Si la FCO ne dégrade pas la sécurité sanitaire des produits laitiers, elle perturbe la vie des exploitations et réduit leur activité pendant plusieurs semaines, en plus de provoquer des avortements et des vêlages précoces. De quoi accélérer la baisse de collecte observée à l'échelle mondiale, en plus de freiner la production de beurre, qui avait déjà reculé de 1,6% sur le reste de l'année. Cette dernière se révèle en effet peu attractive vis à vis du fromage et de la crème : elle génère d'importantes quantités d'un co-produit -la poudre de lait- que les industriels peinent à valoriser. Globalement, la filière laitière est confrontée aux problèmatiques liées au dérèglement climatique, avec des baisses de rendement lors des épisodes de sécheresse et une hausse des prix de l'alimentation, ainsi qu'à une faible rémunération vis à vis des coûts de production réels. Ces facteurs incitent de nombreux agriculteurs à cesser leur activité, ou à la réorienter vers des produits plus rémunérateurs.

Lactalis annonce réduire sa collecte d'ici à 2030

Ce phénomène d'abandon pourrait être amplifié par l'attitude des géants du lait, tels que Lactalis : le groupe familial mayennais a annoncé, la semaine passée, réduire de 9 % sa collecte en France d'ici à 2030. Près de 900 agriculteurs seraient concernés. Pour justifier cette décision, l'entreprise indique qu'elle souhaite se recentrer sur les produits de grande consommation français, mettant de côté les fabrications d'ingrédients industriels destinés à l'export, qui peinent à être valorisés en raisons des aléas des marchés mondiaux.

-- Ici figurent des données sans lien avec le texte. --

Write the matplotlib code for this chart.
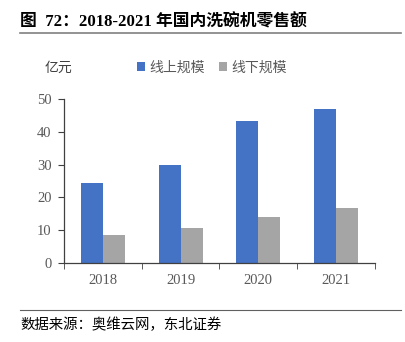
import matplotlib
matplotlib.use("Agg")
import matplotlib.pyplot as plt
import numpy as np
from matplotlib.lines import Line2D

years = ["2018", "2019", "2020", "2021"]
online = [24.5, 29.9, 43.2, 46.9]
offline = [8.4, 10.7, 14.0, 16.9]
series_names = ["线上规模", "线下规模"]

FAM = ["Liberation Serif", "Noto Sans CJK SC"]
plt.rcParams['font.family'] = FAM

W, H = 406, 342
fig = plt.figure(figsize=(W/100, H/100), dpi=100)

ax = fig.add_axes([64/W, 1-263/H, (375-64)/W, (263-99)/H])
x = np.arange(len(years))
bw = 0.283
ax.bar(x - bw/2, online, bw, color="#4472C4", label=series_names[0])
ax.bar(x + bw/2, offline, bw, color="#A5A5A5", label=series_names[1])
ax.set_xlim(-0.5, len(years)-0.5)
ax.set_ylim(0, 50)
ax.set_yticks(range(0, 51, 10))
ax.set_xticks(x)
ax.set_xticklabels(years)
ax.set_xticks(np.arange(-0.5, len(years), 1), minor=True)
ax.tick_params(axis='x', which='major', length=0, pad=8, labelsize=10.5, labelcolor="#595959")
ax.tick_params(axis='x', which='minor', length=4, color="#404040", direction='out')
ax.tick_params(axis='y', length=4, color="#404040", labelsize=10.5, labelcolor="#595959", pad=5)
for s in ["top", "right"]:
    ax.spines[s].set_visible(False)
for s in ["left", "bottom"]:
    ax.spines[s].set_color("#404040")
    ax.spines[s].set_linewidth(0.9)

fig.text(20/W, 1-22/H, "图  72：2018-2021 年国内洗碗机零售额", fontsize=12.1, fontweight='bold',
         va='center', ha='left', family=FAM)
fig.add_artist(Line2D([20/W, 401/W], [1-33/H, 1-33/H], color="#808080", lw=1.2))
fig.add_artist(Line2D([20/W, 401/W], [1-310/H, 1-310/H], color="#606060", lw=0.8))
fig.text(20/W, 1-325/H, "数据来源：奥维云网，东北证券", fontsize=10.4, va='center', ha='left', family=FAM)
fig.text(45/W, 1-68/H, "亿元", fontsize=10, va='center', ha='left', color="#404040", family=FAM)

leg = fig.legend(loc='center left', bbox_to_anchor=(130/W, 1-68/H), ncol=2, frameon=False,
                 fontsize=10, handlelength=0.6, handleheight=0.6, handletextpad=0.3,
                 columnspacing=1.0, borderpad=0)
for t in leg.get_texts():
    t.set_color("#595959")

fig.savefig("out.png", dpi=100)
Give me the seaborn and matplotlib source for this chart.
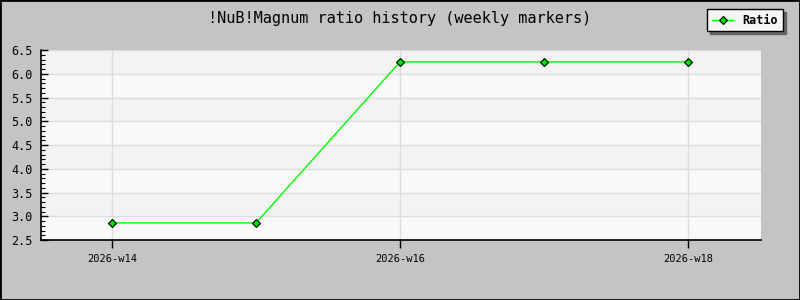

Un véritable coup de massue pour la filière, dont une partie se trouve contrainte à chercher de nouveaux débouchés. Ce choix s'avère d'autant plus difficile à comprendre pour les producteurs et les utilisateurs que des besoins réels en matière première française demeurent.

Faute de disposer d'approvisionnements locaux sécurisés suffisants, les industriels sont effet contraints de se tourner vers des origines étrangères depuis plusieurs années. Si le recours à des beurres et crèmes originaires d'Europe de l'Est était fréquent, cette région pourrait se trouver rapidement supplantée par l'attractivité tarifaire des Etats-Unis ou de la Nouvelle-Zélande. Les cours y sont en effet 19% moins élevés côté américain, et même 25% plus faibles en Océanie. 
De quoi compenser largement les coûts induits par le transport... et augmenter l'impact écologique des produits de pâtisserie ou de viennoiserie. Cette tentation concerne également la filière artisanale, particulièrement sujette à la descente en gamme ces deux dernières années. 

Afin de maintenir leurs prix, ou du moins contenir les hausses, de nombreux boulangers-pâtissiers ont renoncé à des marqueurs de qualité tels que les AOP. La solidarité avec les agriculteurs français, souvent prônée par la clientèle et les artisans, s'arrêtant dès lors que des seuils tarifaires psychologiques sont atteints, ces choix se sont imposés aux chefs d'entreprise... avec des conséquences réelles à moyen et long terme, car il ne suffira pas de faire son beurre sur le plan du compte d'exploitation pour être certain d'en disposer afin de fabriquer croissants et autres gourmandises.